Early Indian summer burned pleasantly upon Baltimore one morning last week. On the fifth floor of the Standard Oil Building windows were open, street noises drifted into the busy executive offices of Western Maryland Railroad Co. In his private office, President Maxwell Cunningham Byers, 52, leaned back and talked with one of his special representatives, W. Taylor Springer. The railroad was running smoothly. He was satisfied. Western Maryland trains were on schedule over their 875 mi. of track. Engineers, brakemen, switchmen, signalmen were on the job. The road's car-loadings were keeping up at a remarkable rate. During the past dull nine months, gross had dropped only 2%.
Outside the president's office was a large room, filled with clerks, typists. The drone of typewriters was steady. A stenographer stopped and looked at her wristwatch. Noon was less than an hour off.
From the lift stepped Dudley Guy Gray, vice president in charge of traffic. He walked toward the president's office, stopped to say hello to a few clerks. They noticed he was in a good mood, an increasingly rare thing in this slim, purposeful man of 61, who had been in the railroad game since his boyhood, with Western Maryland for 17 years.
Hearing that the vice president had come to see him, President Byers arose. He greeted Mr. Gray at the door, chatted with him for a moment. A few of the clerks looked up and watched. It was well known that there was tension between the vice president and his superior. And everyone knew that neither was a man to give in. President Byers was obviously a fighter. If his appearance did not tell you that at once, his record did. Labor unions had fought him in vain; aggressiveness had marked his long rise from the position of assistant engineer on the Pennsylvania.
As Mr. Gray entered the president's office, Mr. Springer left. The door was closed. The stenographers and clerks did not hear the lock snap shut. But before Mr. Springer reached the lift the sound of angry voices came from the room. Then, in startling succession, came a fusillade of five shots. The outer office froze into silent, motionless attention. Before it was broken there was a round of five more shots, the sound of glass falling.
Charles E. Belt, clerk, was the first man to respond. He leaped to the door. When he couldn't open it, he smashed his fist through the glass. He gasped at what he saw through the tinkling gash. Almost against the door lay the president, bloody, limp, dead. In a corner the vice president was clutching his side, moaning as in an agonizing contortion as he attempted to rise to his feet. The heavy rug was crumpled, a chair was overturned, bullets had ripped the mahogany desk.

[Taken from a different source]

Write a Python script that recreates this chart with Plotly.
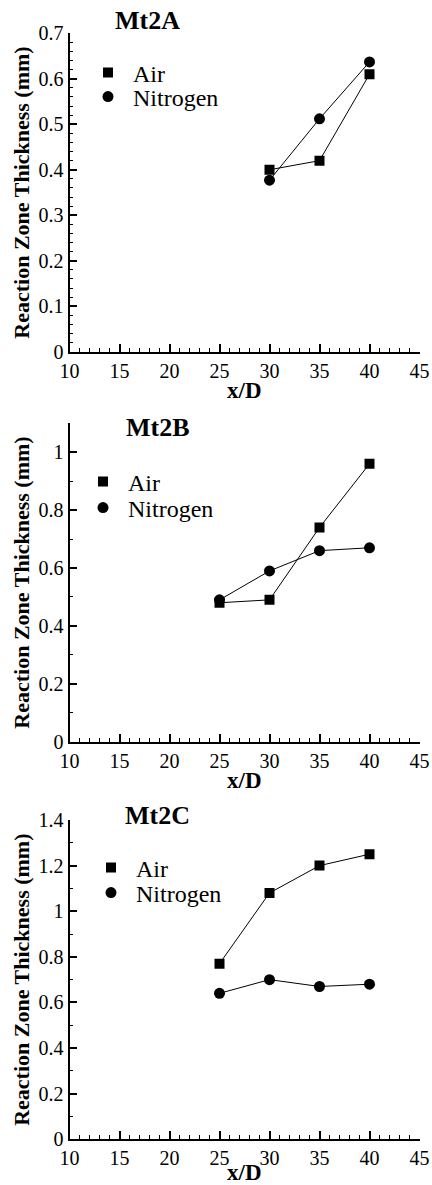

Clerk Belt entered the room and bent over the vice president. "Who did the shooting?" he said. Vice President Gray stared at him with pale, fixed eyes. "That is obvious," he said before entering a coma from which he never emerged.
The Case. A prompt verdict that Vice President Gray had shot his superior, then himself, was returned. The road and the two families (both were married, Byers leaves five children, Gray none) stifled further details. And thus was culminated a long, bitter rivalry.